The trees of the northern forest are, as always, the foreground and setting for these new paintings, but even more than most of my work, they are about the light. I don't set out to make paintings about mood, about the state of the world, or even my own state of mind in these fraught times, so I'm puzzled when I finish a painting and regard it, wondering what it has to say to me, and what it might say to others.
Vault of Heaven ©Kesler Woodward 2022 Acrylic on canvas 36" x 48"
For the past two years I've made paintings about twilight--trees and the forest as they emerge or begin to disappear at every stage of dawn and dusk, and sometimes as they glow softly in the night. The liminal hues have almost invariably been muted, and I didn't intend Vault of Heaven to be that different. Somehow, the color got away from me, as I built the sky with layer after layer of transparent washes, and I was shocked by the resulting atmosphere's sensual brilliance. I thought hard about softening it, muting it, but I couldn't bring myself to give it up.

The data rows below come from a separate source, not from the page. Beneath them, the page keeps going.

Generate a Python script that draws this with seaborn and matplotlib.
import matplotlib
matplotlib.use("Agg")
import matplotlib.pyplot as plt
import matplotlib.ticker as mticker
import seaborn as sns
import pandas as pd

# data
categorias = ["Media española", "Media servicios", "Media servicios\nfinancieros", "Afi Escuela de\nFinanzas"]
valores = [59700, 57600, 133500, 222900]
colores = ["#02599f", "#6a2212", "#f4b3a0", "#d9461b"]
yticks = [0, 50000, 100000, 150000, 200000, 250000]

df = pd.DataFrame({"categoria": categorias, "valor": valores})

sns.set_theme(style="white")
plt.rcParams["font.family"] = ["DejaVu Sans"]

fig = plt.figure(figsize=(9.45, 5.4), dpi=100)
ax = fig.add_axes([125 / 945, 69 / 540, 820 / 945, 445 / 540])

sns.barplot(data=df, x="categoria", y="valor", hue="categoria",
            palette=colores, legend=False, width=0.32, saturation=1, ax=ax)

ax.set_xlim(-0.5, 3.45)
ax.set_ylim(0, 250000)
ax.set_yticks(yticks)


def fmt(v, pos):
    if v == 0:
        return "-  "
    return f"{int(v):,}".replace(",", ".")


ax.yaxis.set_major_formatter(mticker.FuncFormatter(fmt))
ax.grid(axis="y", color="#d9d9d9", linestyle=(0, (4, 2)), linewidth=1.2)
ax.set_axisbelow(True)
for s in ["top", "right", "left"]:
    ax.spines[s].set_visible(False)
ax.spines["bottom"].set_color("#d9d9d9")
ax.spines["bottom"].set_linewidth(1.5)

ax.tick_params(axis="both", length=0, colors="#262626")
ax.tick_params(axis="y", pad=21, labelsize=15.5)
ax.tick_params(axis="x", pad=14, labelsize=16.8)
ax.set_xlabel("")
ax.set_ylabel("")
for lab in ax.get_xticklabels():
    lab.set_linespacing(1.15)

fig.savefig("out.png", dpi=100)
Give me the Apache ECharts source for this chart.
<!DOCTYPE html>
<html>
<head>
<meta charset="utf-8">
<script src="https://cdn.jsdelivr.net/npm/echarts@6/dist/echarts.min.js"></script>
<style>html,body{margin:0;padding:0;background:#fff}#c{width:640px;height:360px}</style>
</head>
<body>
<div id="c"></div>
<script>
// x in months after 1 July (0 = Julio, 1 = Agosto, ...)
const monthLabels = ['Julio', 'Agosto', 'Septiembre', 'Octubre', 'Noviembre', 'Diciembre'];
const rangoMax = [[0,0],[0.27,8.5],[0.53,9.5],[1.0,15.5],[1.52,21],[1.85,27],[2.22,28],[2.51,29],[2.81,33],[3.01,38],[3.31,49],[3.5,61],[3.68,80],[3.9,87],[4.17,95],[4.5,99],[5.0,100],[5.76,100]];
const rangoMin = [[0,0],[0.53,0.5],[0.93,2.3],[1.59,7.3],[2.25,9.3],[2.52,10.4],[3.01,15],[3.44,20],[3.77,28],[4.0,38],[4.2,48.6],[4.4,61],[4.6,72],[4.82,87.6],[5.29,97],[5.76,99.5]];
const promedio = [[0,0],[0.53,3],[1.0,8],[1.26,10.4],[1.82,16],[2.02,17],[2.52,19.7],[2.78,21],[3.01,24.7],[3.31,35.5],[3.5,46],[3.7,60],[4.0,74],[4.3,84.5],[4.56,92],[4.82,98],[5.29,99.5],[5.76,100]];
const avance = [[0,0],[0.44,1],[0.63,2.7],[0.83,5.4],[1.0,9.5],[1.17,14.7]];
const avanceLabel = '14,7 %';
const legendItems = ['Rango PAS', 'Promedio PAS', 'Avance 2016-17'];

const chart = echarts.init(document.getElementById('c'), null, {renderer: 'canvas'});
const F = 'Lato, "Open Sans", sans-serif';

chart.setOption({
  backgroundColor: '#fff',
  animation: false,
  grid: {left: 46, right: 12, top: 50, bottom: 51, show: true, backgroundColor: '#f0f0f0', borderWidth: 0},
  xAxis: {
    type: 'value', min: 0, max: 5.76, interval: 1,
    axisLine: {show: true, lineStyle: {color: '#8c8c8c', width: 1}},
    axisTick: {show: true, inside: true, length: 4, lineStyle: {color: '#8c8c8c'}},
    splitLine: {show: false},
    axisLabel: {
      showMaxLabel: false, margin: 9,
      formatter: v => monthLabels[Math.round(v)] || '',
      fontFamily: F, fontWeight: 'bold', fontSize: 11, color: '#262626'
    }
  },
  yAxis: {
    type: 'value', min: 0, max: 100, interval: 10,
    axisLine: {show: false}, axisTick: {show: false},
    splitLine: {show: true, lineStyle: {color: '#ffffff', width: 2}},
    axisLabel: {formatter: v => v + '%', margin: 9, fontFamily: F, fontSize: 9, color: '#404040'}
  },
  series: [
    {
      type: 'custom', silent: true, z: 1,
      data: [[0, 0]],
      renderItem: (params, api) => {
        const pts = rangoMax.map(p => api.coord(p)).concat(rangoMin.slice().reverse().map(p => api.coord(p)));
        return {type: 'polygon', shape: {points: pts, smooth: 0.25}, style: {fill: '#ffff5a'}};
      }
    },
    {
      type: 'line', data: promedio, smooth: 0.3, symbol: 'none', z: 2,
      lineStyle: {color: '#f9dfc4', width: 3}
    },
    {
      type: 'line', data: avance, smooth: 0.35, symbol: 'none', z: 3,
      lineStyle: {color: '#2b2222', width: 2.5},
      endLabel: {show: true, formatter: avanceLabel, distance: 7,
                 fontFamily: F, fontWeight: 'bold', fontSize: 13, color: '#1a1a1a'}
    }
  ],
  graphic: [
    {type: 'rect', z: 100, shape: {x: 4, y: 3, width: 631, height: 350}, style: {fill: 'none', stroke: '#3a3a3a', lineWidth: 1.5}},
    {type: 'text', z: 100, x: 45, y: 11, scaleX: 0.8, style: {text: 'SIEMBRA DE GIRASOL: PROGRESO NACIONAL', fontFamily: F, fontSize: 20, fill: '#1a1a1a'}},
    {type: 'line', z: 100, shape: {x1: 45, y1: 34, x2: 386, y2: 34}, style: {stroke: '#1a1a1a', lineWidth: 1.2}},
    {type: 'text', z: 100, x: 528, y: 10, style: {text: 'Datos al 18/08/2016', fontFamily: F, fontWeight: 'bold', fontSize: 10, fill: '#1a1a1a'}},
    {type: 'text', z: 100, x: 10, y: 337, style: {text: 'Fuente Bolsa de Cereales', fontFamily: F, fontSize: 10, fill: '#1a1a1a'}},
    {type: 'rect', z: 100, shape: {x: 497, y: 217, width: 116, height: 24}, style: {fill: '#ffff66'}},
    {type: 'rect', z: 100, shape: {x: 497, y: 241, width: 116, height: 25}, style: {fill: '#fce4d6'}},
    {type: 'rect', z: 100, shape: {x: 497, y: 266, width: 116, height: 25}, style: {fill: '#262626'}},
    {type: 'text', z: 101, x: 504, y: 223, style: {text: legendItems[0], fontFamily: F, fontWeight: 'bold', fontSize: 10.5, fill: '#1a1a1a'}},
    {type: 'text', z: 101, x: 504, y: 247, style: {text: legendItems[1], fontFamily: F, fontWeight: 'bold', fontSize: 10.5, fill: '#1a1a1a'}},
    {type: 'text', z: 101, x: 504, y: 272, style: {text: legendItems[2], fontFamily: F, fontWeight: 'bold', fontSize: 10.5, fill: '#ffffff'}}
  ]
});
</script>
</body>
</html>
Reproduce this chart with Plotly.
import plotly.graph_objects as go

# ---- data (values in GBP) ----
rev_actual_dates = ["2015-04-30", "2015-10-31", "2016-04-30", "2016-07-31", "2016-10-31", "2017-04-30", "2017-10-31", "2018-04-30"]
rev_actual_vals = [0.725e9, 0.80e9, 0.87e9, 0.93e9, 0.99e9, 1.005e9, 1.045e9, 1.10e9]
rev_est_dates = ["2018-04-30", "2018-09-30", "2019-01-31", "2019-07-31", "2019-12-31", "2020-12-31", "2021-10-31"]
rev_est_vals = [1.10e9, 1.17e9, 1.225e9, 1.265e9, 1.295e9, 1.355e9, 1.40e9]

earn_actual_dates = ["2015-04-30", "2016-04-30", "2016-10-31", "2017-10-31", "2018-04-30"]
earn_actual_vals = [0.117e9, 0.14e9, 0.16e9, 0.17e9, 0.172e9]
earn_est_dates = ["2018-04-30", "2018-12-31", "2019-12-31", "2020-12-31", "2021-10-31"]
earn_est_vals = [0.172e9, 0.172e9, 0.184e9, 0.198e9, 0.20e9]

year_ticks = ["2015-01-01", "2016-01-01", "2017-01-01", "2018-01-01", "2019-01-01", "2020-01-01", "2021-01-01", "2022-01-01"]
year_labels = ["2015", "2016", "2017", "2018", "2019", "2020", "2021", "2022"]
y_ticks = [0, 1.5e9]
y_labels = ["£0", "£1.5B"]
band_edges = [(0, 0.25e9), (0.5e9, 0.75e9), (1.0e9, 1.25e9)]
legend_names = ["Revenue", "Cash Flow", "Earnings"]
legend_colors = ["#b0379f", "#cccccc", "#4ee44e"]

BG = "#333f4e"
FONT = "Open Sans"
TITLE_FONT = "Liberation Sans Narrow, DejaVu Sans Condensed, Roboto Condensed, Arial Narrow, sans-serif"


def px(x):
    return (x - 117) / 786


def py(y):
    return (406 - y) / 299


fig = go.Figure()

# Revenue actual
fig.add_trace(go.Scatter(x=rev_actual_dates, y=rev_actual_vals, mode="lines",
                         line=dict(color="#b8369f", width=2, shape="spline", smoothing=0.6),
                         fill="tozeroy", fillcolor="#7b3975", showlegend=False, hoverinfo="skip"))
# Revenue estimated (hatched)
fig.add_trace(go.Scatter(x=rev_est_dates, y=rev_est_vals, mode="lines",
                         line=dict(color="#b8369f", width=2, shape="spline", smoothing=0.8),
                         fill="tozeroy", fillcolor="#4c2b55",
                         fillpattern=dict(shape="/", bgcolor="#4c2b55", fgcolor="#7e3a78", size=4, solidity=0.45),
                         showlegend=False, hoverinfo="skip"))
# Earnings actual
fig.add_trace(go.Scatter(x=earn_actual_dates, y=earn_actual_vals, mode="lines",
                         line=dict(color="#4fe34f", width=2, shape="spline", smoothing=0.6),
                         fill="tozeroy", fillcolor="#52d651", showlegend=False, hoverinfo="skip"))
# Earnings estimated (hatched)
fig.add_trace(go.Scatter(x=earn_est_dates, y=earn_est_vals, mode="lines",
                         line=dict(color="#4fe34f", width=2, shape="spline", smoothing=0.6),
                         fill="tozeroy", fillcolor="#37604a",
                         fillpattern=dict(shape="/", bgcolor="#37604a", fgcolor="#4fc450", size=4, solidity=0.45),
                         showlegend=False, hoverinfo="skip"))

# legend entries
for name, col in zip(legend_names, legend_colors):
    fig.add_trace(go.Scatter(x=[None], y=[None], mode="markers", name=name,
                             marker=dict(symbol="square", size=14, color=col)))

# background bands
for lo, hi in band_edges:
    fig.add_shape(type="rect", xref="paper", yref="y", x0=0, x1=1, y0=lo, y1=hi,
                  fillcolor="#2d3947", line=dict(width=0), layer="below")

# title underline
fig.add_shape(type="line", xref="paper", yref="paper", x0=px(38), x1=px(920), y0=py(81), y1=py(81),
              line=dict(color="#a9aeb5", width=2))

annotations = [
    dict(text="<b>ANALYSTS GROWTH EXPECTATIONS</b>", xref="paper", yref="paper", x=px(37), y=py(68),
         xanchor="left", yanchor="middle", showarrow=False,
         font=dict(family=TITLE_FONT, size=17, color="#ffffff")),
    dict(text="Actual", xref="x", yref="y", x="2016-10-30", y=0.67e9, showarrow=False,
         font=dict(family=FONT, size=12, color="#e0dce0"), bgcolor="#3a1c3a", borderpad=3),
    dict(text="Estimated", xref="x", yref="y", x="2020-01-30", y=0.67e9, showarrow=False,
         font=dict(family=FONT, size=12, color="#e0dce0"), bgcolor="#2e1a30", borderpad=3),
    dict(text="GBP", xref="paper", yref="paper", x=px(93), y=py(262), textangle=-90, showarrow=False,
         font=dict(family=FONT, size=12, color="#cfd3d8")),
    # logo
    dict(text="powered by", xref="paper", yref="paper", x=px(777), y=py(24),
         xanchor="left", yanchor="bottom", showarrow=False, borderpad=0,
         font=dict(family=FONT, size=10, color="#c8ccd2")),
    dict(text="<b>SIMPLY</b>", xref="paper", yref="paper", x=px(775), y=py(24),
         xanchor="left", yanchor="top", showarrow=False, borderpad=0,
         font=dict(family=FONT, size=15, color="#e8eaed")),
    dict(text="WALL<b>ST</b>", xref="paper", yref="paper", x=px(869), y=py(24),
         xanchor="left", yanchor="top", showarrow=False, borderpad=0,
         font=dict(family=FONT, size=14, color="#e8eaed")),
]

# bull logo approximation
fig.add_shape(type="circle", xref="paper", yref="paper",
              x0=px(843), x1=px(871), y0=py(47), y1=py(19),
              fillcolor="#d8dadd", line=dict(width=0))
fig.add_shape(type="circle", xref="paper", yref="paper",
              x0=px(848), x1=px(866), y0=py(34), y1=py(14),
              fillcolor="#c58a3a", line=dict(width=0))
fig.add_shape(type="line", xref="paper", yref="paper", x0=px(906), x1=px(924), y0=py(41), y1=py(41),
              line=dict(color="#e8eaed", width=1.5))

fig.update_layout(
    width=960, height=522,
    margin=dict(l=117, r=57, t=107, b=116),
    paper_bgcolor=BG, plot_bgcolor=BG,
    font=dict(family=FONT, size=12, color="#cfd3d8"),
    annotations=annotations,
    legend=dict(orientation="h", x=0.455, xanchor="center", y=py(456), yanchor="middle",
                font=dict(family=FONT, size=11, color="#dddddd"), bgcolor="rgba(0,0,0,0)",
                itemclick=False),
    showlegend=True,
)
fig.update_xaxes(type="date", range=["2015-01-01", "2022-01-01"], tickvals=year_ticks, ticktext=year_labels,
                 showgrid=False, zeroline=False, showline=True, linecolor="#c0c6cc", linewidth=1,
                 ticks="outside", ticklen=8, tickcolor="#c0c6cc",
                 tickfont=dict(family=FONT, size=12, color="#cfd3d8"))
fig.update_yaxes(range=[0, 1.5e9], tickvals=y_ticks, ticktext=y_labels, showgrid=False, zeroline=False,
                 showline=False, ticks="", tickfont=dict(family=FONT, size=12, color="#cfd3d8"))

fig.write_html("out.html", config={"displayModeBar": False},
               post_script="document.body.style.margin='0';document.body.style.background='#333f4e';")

Sentinel ©Kesler Woodward 2022 Acrylic on panel 20" x 16"
Sentinel is much more muted. It presents a similar scene, but a very different mood. Its eerie light, as well as its composition, may have something to do with my having started it just a couple of days after the invasion of Ukraine, but that wasn't my conscious intention.
Sentinel is painted on a cradled wood panel of a sort that I enjoy using from time to time. These archivally primed panels are very smooth, with none of the "tooth" of woven canvas. I like to have a surface that "talks back" to me a bit as I paint, so I almost invariably find myself roughing it up, and in this small painting, I worked the sky extensively, layering and scraping it repeatedly. The process resulted in a different kind of illumination in the pre-dawn sky--distant lights seen through darkness.
Thank you, Carol!
Posted by: Kes Woodward | April 19, 2022 at 09:56 PM
It's so nice to see these paintings. I am glad you didn't try to mute the sky in the second one. I have to say that the top one is my very favorite. A perfect balance of the warmth of place and the feeling of endless skies that one can get in Alaska. That you are living at the edge of the earth.
Posted by: Carol Bryner | April 19, 2022 at 07:51 PM
Thank you so much, Paul!
Posted by: Kesler Woodward | March 20, 2022 at 08:52 PM
A beautiful collection. I love the sky in all three paintings.